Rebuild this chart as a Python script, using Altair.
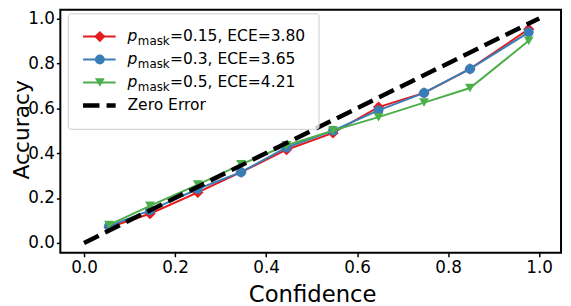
import altair as alt
import pandas as pd

# ---- data ----
conf = [0.055, 0.145, 0.25, 0.345, 0.445, 0.547, 0.647, 0.747, 0.848, 0.977]
acc_red = [0.07, 0.13, 0.225, 0.315, 0.415, 0.49, 0.605, 0.668, 0.775, 0.952]
acc_blue = [0.075, 0.145, 0.24, 0.315, 0.425, 0.50, 0.59, 0.668, 0.775, 0.938]
acc_green = [0.08, 0.165, 0.26, 0.35, 0.435, 0.50, 0.56, 0.625, 0.69, 0.90]
p_mask = ["0.15", "0.3", "0.5"]
ece = ["3.80", "3.65", "4.21"]
zero_conf = [0.0, 1.0]
zero_acc = [0.0, 1.0]
ticks = [0.0, 0.2, 0.4, 0.6, 0.8, 1.0]

colors = ["#e41a1c", "#377eb8", "#4daf4a"]
shapes = ["diamond", "circle", "triangle-down"]
sizes = [130, 100, 100]
FONT = "DejaVu Sans"

x_enc = alt.X(
    "conf:Q",
    scale=alt.Scale(domain=[-0.052, 1.048], nice=False, zero=False),
    axis=alt.Axis(
        values=ticks, format=".1f", title="Confidence", grid=False, domain=False,
        tickSize=4, tickWidth=1.5, tickColor="black",
        labelFontSize=17, labelColor="black", labelFont=FONT, labelPadding=3,
        titleFontSize=23, titleFont=FONT, titleColor="black", titleFontWeight="normal",
        titleX=255, titleY=49, titleBaseline="alphabetic", titleAlign="center",
    ),
)
y_enc = alt.Y(
    "acc:Q",
    scale=alt.Scale(domain=[-0.044, 1.038], nice=False, zero=False),
    axis=alt.Axis(
        values=ticks, format=".1f", title="Accuracy", grid=False, domain=False,
        tickSize=4, tickWidth=1.5, tickColor="black",
        labelFontSize=17, labelColor="black", labelFont=FONT, labelPadding=2,
        titleFontSize=22, titleFont=FONT, titleColor="black", titleFontWeight="normal",
        titleX=-32.5, titleY=121, titleAngle=-90, titleBaseline="alphabetic",
        titleAlign="center",
    ),
)

layers = []
for accs, col, shp, sz in zip([acc_red, acc_blue, acc_green], colors, shapes, sizes):
    df = pd.DataFrame({"conf": conf, "acc": accs})
    base = alt.Chart(df)
    layers.append(base.mark_line(color=col, strokeWidth=2).encode(x=x_enc, y=y_enc))
    layers.append(
        base.mark_point(shape=shp, filled=True, size=sz, color=col, opacity=1)
        .encode(x=x_enc, y=y_enc)
    )

zero_df = pd.DataFrame({"conf": zero_conf, "acc": zero_acc})
layers.append(
    alt.Chart(zero_df)
    .mark_line(color="black", strokeWidth=4.5, strokeDash=[16.6, 7.2], strokeCap="butt")
    .encode(x=x_enc, y=y_enc)
)

# ---- legend (drawn manually to allow the subscript) ----
one = alt.Data(values=[{"k": 0}])
layers.append(
    alt.Chart(one)
    .mark_rect(fill="white", fillOpacity=0.8, stroke="#cccccc", strokeWidth=1, cornerRadius=3)
    .encode(x=alt.value(8), x2=alt.value(262), y=alt.value(4), y2=alt.value(121))
)
row_y = [27, 50.3, 73.6, 96.9]
for i in range(3):
    yc = row_y[i]
    layers.append(
        alt.Chart(one).mark_rule(color=colors[i], strokeWidth=2)
        .encode(x=alt.value(23), x2=alt.value(56), y=alt.value(yc))
    )
    layers.append(
        alt.Chart(one).mark_point(shape=shapes[i], filled=True, size=sizes[i], color=colors[i], opacity=1)
        .encode(x=alt.value(40), y=alt.value(yc))
    )
    layers.append(
        alt.Chart(one).mark_text(text="p", fontStyle="italic", fontSize=15.7, font=FONT,
                                 align="left", baseline="alphabetic", color="black")
        .encode(x=alt.value(68), y=alt.value(yc + 5))
    )
    layers.append(
        alt.Chart(one).mark_text(text="mask", fontSize=12, font=FONT,
                                 align="left", baseline="alphabetic", color="black")
        .encode(x=alt.value(78.5), y=alt.value(yc + 8.5))
    )
    layers.append(
        alt.Chart(one).mark_text(text=f"={p_mask[i]}, ECE={ece[i]}", fontSize=15.7, font=FONT,
                                 align="left", baseline="alphabetic", color="black")
        .encode(x=alt.value(111), y=alt.value(yc + 5))
    )
yc = row_y[3]
layers.append(
    alt.Chart(one).mark_rule(color="black", strokeWidth=4.5, strokeDash=[16.6, 7.2], strokeCap="butt")
    .encode(x=alt.value(23), x2=alt.value(56), y=alt.value(yc))
)
layers.append(
    alt.Chart(one).mark_text(text="Zero Error", fontSize=15.7, font=FONT,
                             align="left", baseline="alphabetic", color="black")
    .encode(x=alt.value(68), y=alt.value(yc + 5))
)

chart = (
    alt.layer(*layers)
    .properties(
        width=507, height=246,
        autosize=alt.AutoSizeParams(type="none"),
        padding={"left": 53, "top": 0, "right": 2, "bottom": 52},
    )
    .configure(background="white", view=alt.ViewConfig(stroke="black", strokeWidth=2))
)

chart.save("out.html", embed_options={"renderer": "svg", "actions": False})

__________

*Task brief*:
Leave out the pictures and restate, word for word, the lines from the top of the data through the line containing "import pandas as pd", both included.

*Finished exercise*:
Rebuild this chart as a Python script, using Altair.
import altair as alt
import pandas as pd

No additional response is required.